Records for the exercise

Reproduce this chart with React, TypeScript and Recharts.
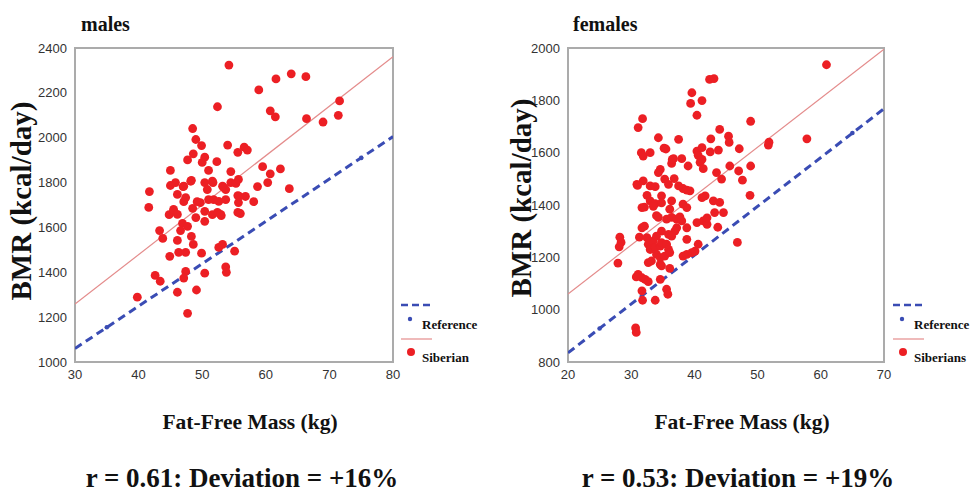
import React from 'react';
import { ScatterChart, Scatter, XAxis, YAxis, ReferenceArea } from 'recharts';

// ---- data: [fat-free mass (kg), BMR (kcal/day)] ----
const malePoints: [number, number][] = [
  [54.2,2324],[52.4,2138],[58.9,2213],[61.6,2262],[64.0,2285],[66.3,2272],[60.7,2120],[61.5,2093],
  [66.4,2085],[69.0,2070],[71.6,2164],[71.4,2100],[48.5,2041],[49.0,1992],[49.9,1965],[54.0,1967],
  [47.7,1901],[48.6,1928],[50.0,1890],[50.4,1913],[52.3,1893],[55.6,1935],[56.6,1958],[57.1,1945],
  [45.0,1854],[54.5,1849],[51.0,1854],[59.5,1871],[60.7,1839],[62.3,1861],[41.7,1760],[45.0,1787],
  [45.8,1800],[47.0,1782],[48.3,1810],[50.4,1800],[51.7,1800],[53.4,1777],[54.5,1800],[55.3,1796],
  [55.7,1814],[58.7,1782],[60.3,1800],[63.7,1773],[41.6,1689],[43.3,1586],[43.8,1551],[44.8,1657],
  [45.5,1672],[46.1,1747],[47.1,1715],[47.4,1733],[48.5,1685],[49.2,1715],[49.7,1711],[50.4,1672],
  [50.4,1627],[51.0,1724],[51.8,1724],[52.6,1716],[51.6,1657],[52.4,1667],[53.0,1653],[53.7,1724],
  [55.6,1742],[55.7,1711],[56.8,1738],[58.1,1715],[55.6,1667],[56.0,1662],[46.9,1618],[47.7,1605],
  [46.6,1586],[46.1,1542],[48.3,1560],[48.6,1524],[44.9,1471],[46.3,1489],[47.4,1489],[49.9,1485],
  [52.6,1511],[53.2,1524],[55.1,1494],[42.6,1386],[43.4,1360],[47.4,1404],[47.1,1374],[50.4,1396],
  [53.7,1424],[53.8,1400],[46.1,1311],[49.1,1321],[39.8,1289],[47.7,1217],[50.8,1769],[53.7,1769],
  [55.8,1739],[48.2,1806],[51.6,1806],[45.5,1680],[46.1,1658],[49.0,1644],[52.9,1658],[47.1,1784],
  [53.2,1784],
];

const femalePoints: [number, number][] = [
  [60.9,1936],[57.8,1653],[51.7,1629],[51.8,1640],[48.9,1720],[43.1,1883],[42.4,1880],[39.6,1829],
  [39.4,1788],[41.2,1799],[40.4,1743],[31.8,1730],[31.1,1696],[34.3,1657],[37.5,1651],[42.6,1653],
  [44.0,1689],[45.4,1663],[45.5,1639],[47.1,1615],[31.6,1600],[31.9,1587],[33.0,1600],[35.2,1617],
  [35.5,1614],[38.0,1577],[40.4,1606],[41.2,1619],[42.5,1603],[43.8,1610],[40.9,1563],[41.4,1539],
  [36.7,1577],[36.4,1559],[39.0,1549],[45.6,1549],[48.9,1549],[47.0,1530],[43.5,1524],[44.3,1499],
  [47.6,1495],[34.6,1536],[34.3,1524],[35.3,1499],[36.8,1501],[33.0,1473],[33.8,1470],[30.9,1479],
  [31.9,1492],[35.9,1479],[39.3,1454],[38.2,1463],[37.5,1473],[38.8,1457],[48.8,1437],[32.5,1437],
  [34.8,1435],[41.7,1435],[41.2,1428],[40.6,1590],[41.2,1574],[36.5,1574],[31.0,1475],[33.0,1416],
  [33.8,1405],[36.4,1416],[43.0,1416],[44.0,1410],[31.7,1390],[32.1,1392],[34.0,1359],[34.3,1353],
  [35.6,1346],[36.4,1353],[37.2,1346],[37.7,1355],[38.0,1339],[36.1,1384],[38.2,1403],[38.8,1390],
  [43.2,1371],[44.6,1371],[40.4,1333],[41.4,1339],[42.0,1326],[43.7,1315],[46.8,1257],[28.2,1277],
  [28.4,1257],[28.1,1240],[27.9,1178],[31.7,1313],[32.1,1319],[31.3,1277],[32.7,1250],[33.5,1262],
  [33.0,1230],[33.8,1237],[34.6,1243],[34.8,1256],[35.6,1250],[35.9,1230],[34.0,1211],[34.6,1199],
  [35.3,1205],[36.1,1218],[32.7,1180],[33.2,1186],[34.6,1173],[34.8,1167],[36.1,1158],[31.1,1135],
  [31.7,1122],[32.2,1116],[32.7,1107],[30.8,1125],[34.6,1116],[31.7,1072],[31.8,1036],[33.8,1036],
  [35.6,1078],[35.8,1059],[30.7,930],[30.8,913],[38.2,1205],[38.8,1211],[39.6,1218],[40.1,1224],
  [40.6,1250],[38.8,1269],[38.8,1313],[37.2,1313],[36.9,1300],[35.9,1288],[36.4,1281],[34.8,1300],
  [34.0,1281],[32.5,1275],[33.5,1395],[34.8,1408],[42.0,1351],
];

// reference equation line (ends) and its marked points; Siberian regression line (ends)
const maleRefLine: [number, number][] = [[30, 1060], [80, 2005]];
const maleRefDots: [number, number][] = [[35, 1155], [75, 1910]];
const maleFitLine: [number, number][] = [[30, 1258], [80, 2361]];
const femaleRefLine: [number, number][] = [[20, 835], [70, 1768]];
const femaleRefDots: [number, number][] = [[25, 928], [65, 1675]];
const femaleFitLine: [number, number][] = [[20, 1060], [70, 1995]];

const maleXTicks = [30, 40, 50, 60, 70, 80];
const maleYTicks = [1000, 1200, 1400, 1600, 1800, 2000, 2200, 2400];
const femaleXTicks = [20, 30, 40, 50, 60, 70];
const femaleYTicks = [800, 1000, 1200, 1400, 1600, 1800, 2000];

const toXY = (arr: [number, number][]) => arr.map(([x, y]) => ({ x, y }));

const RED = '#ec1f24';
const BLUE = '#3a4cb4';
const PINK = '#e48c8c';
const BORDER = '#ababab';
const SERIF = '"Liberation Serif", "Times New Roman", serif';
const SANS = '"Liberation Sans", Arial, sans-serif';

const tickStyle = { fill: '#333', fontSize: 13, fontFamily: SANS };

const RedDot = (p: any) => <circle cx={p.cx} cy={p.cy} r={4.4} fill={RED} />;
const BlueDot = (p: any) => <circle cx={p.cx} cy={p.cy} r={2.3} fill={BLUE} />;
const NoDot = () => <g />;

type PanelProps = {
  left: number;
  width: number;
  yAxisWidth: number;
  right: number;
  xDomain: [number, number];
  yDomain: [number, number];
  xTicks: number[];
  yTicks: number[];
  points: [number, number][];
  refLine: [number, number][];
  refDots: [number, number][];
  fitLine: [number, number][];
};

const Panel = (p: PanelProps) => (
  <div style={{ position: 'absolute', left: p.left, top: 0 }}>
    <ScatterChart width={p.width} height={400} margin={{ top: 48, right: p.right, bottom: 8, left: 0 }}>
      <XAxis
        type="number"
        dataKey="x"
        domain={p.xDomain}
        ticks={p.xTicks}
        interval={0}
        tickLine={false}
        axisLine={false}
        tick={tickStyle}
        height={30}
        allowDataOverflow
      />
      <YAxis
        type="number"
        dataKey="y"
        domain={p.yDomain}
        ticks={p.yTicks}
        interval={0}
        tickLine={false}
        axisLine={false}
        tick={tickStyle}
        width={p.yAxisWidth}
        allowDataOverflow
      />
      <ReferenceArea
        x1={p.xDomain[0]}
        x2={p.xDomain[1]}
        y1={p.yDomain[0]}
        y2={p.yDomain[1]}
        fill="none"
        stroke={BORDER}
        strokeWidth={2}
      />
      <Scatter
        data={toXY(p.fitLine)}
        line={{ stroke: PINK, strokeWidth: 1.2 }}
        shape={NoDot}
        isAnimationActive={false}
      />
      <Scatter
        data={toXY(p.refLine)}
        line={{ stroke: BLUE, strokeWidth: 3, strokeDasharray: '8 5' }}
        shape={NoDot}
        isAnimationActive={false}
      />
      <Scatter data={toXY(p.refDots)} shape={BlueDot} isAnimationActive={false} />
      <Scatter data={toXY(p.points)} shape={RedDot} isAnimationActive={false} />
    </ScatterChart>
  </div>
);

const Text = ({ x, y, size, children, anchor = 'middle', rotate = 0 }: any) => {
  const tx = anchor === 'middle' ? '-50%' : anchor === 'end' ? '-100%' : '0%';
  return (
    <div
      style={{
        position: 'absolute',
        left: x,
        top: y,
        transform: `translate(${tx}, -50%)${rotate ? ` rotate(${rotate}deg)` : ''}`,
        transformOrigin: anchor === 'middle' ? 'center' : 'left center',
        fontFamily: SERIF,
        fontWeight: 'bold',
        fontSize: size,
        lineHeight: 1,
        whiteSpace: 'nowrap',
        color: '#111',
      }}
    >
      {children}
    </div>
  );
};

const LegendBox = ({ x, label }: { x: number; label: string }) => (
  <>
    <svg style={{ position: 'absolute', left: x, top: 296 }} width={40} height={66}>
      <line x1={0} y1={9} x2={31} y2={9} stroke={BLUE} strokeWidth={2.5} strokeDasharray="7 4" />
      <circle cx={9} cy={23} r={2.2} fill={BLUE} />
      <line x1={0} y1={43} x2={31} y2={43} stroke={PINK} strokeWidth={1.2} />
      <circle cx={10} cy={56} r={4} fill={RED} />
    </svg>
    <Text x={x + 21} y={324} size={13} anchor="start">Reference</Text>
    <Text x={x + 21} y={357} size={13} anchor="start">{label}</Text>
  </>
);

export default function App() {
  return (
    <div
      style={{
        position: 'absolute',
        left: 0,
        top: 0,
        width: 973,
        height: 491,
        overflow: 'hidden',
        background: '#fff',
      }}
    >
      <Panel
        left={0}
        width={490}
        yAxisWidth={75}
        right={97}
        xDomain={[30, 80]}
        yDomain={[1000, 2400]}
        xTicks={maleXTicks}
        yTicks={maleYTicks}
        points={malePoints}
        refLine={maleRefLine}
        refDots={maleRefDots}
        fitLine={maleFitLine}
      />
      <Panel
        left={490}
        width={483}
        yAxisWidth={78}
        right={89}
        xDomain={[20, 70]}
        yDomain={[800, 2000]}
        xTicks={femaleXTicks}
        yTicks={femaleYTicks}
        points={femalePoints}
        refLine={femaleRefLine}
        refDots={femaleRefDots}
        fitLine={femaleFitLine}
      />

      <Text x={81} y={24} size={20} anchor="start">males</Text>
      <Text x={573} y={24} size={20} anchor="start">females</Text>

      <Text x={21} y={201} size={29} rotate={-90}>BMR (kcal/day)</Text>
      <Text x={521} y={198} size={29} rotate={-90}>BMR (kcal/day)</Text>

      <Text x={250} y={423} size={21.5}>Fat-Free Mass (kg)</Text>
      <Text x={742} y={423} size={21.5}>Fat-Free Mass (kg)</Text>

      <Text x={242} y={478} size={27}>r = 0.61: Deviation = +16%</Text>
      <Text x={738} y={478} size={27}>r = 0.53: Deviation = +19%</Text>

      <LegendBox x={401} label="Siberian" />
      <LegendBox x={893} label="Siberians" />
    </div>
  );
}
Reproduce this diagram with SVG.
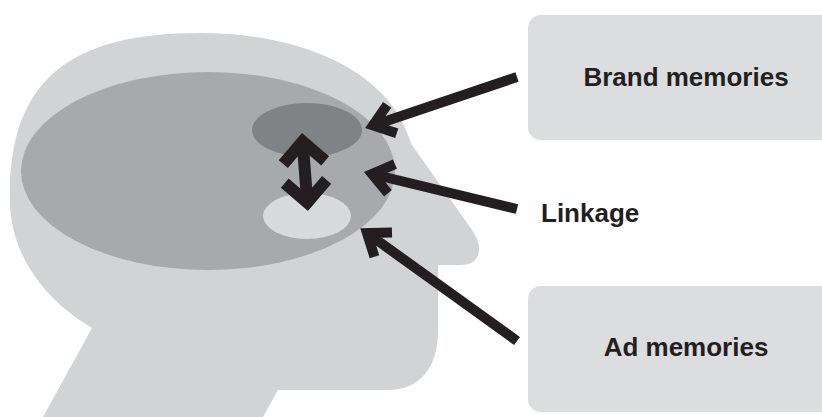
<svg xmlns="http://www.w3.org/2000/svg" width="822" height="417" viewBox="0 0 822 417">
  <style>
    .lbl { font-family: "Liberation Sans", Arial, sans-serif; font-weight: bold; font-size: 26px; fill: #231f20; }
    .box { fill: #dcdddf; }
    .conn { stroke: #231f20; stroke-width: 10; fill: none; stroke-linecap: butt; stroke-linejoin: miter; }
  </style>
  <defs>
    <marker id="chev" markerUnits="userSpaceOnUse" orient="auto" refX="0" refY="0" markerWidth="60" markerHeight="60" viewBox="-30 -30 60 60" overflow="visible">
      <path d="M -20 -15 L 0 0 L -20 15" fill="none" stroke="#231f20" stroke-width="10" stroke-linejoin="miter" stroke-miterlimit="10"/>
    </marker>
    <marker id="chev2" markerUnits="userSpaceOnUse" orient="auto-start-reverse" refX="0" refY="0" markerWidth="60" markerHeight="60" viewBox="-30 -30 60 60" overflow="visible">
      <path d="M -21 -21 L 0 0 L -21 21" fill="none" stroke="#231f20" stroke-width="12" stroke-linejoin="miter" stroke-miterlimit="10"/>
    </marker>
  </defs>

  <g id="head">
    <path d="M 92 328 C 45 300, 10 255, 10 200 C 8 80, 70 33, 200 33 C 300 33, 385 70, 408 135 L 412 145 L 472 230 C 482 244, 484 265, 460 265 L 438 265 L 438 330 C 438 368, 420 390, 387 390 L 278 390 L 263 417 L 43 417 Z" fill="#d1d3d4"/>
  </g>
  <g id="brain">
    <ellipse cx="208" cy="171" rx="187" ry="99" fill="#a7a9ac"/>
  </g>
  <g id="brand-area">
    <ellipse cx="307" cy="130" rx="55" ry="27" fill="#808285"/>
  </g>
  <g id="ad-area">
    <ellipse cx="307" cy="216" rx="44" ry="23" fill="#d9dadc"/>
  </g>

  <g id="brand-box">
    <rect class="box" x="528" y="15" width="310" height="125" rx="13" ry="13"/>
    <text class="lbl" x="686" y="86" text-anchor="middle">Brand memories</text>
  </g>
  <g id="linkage-label">
    <text class="lbl" x="541" y="222">Linkage</text>
  </g>
  <g id="ad-box">
    <rect class="box" x="528" y="286" width="310" height="126" rx="13" ry="13"/>
    <text class="lbl" x="686" y="356" text-anchor="middle">Ad memories</text>
  </g>

  <g id="connectors">
    <path class="conn" d="M 517 77 L 373 125.4" marker-end="url(#chev)"/>
    <path class="conn" d="M 517 209 L 372 174" marker-end="url(#chev)"/>
    <path class="conn" d="M 517 341 L 367 233" marker-end="url(#chev)"/>
    <path class="conn" style="stroke-width:12" d="M 302.6 141.5 L 307.3 202.5" marker-start="url(#chev2)" marker-end="url(#chev2)"/>
  </g>
</svg>
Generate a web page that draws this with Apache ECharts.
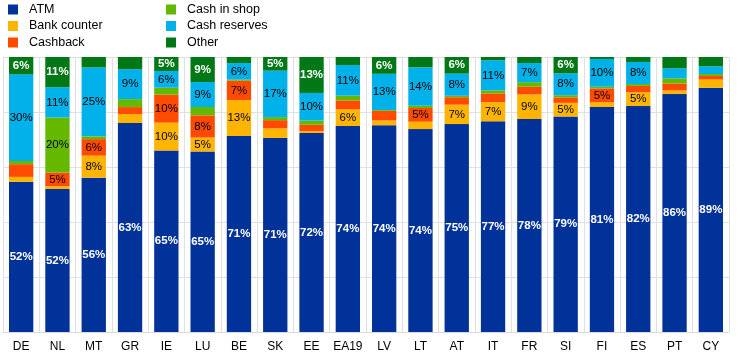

Exercise objective
Look through the listing above. Pick out each line with "Reproduce" and copy it.

Solution for this problem
Reproduce this chart with React, TypeScript and Recharts.
Reproduce this diagram with SVG.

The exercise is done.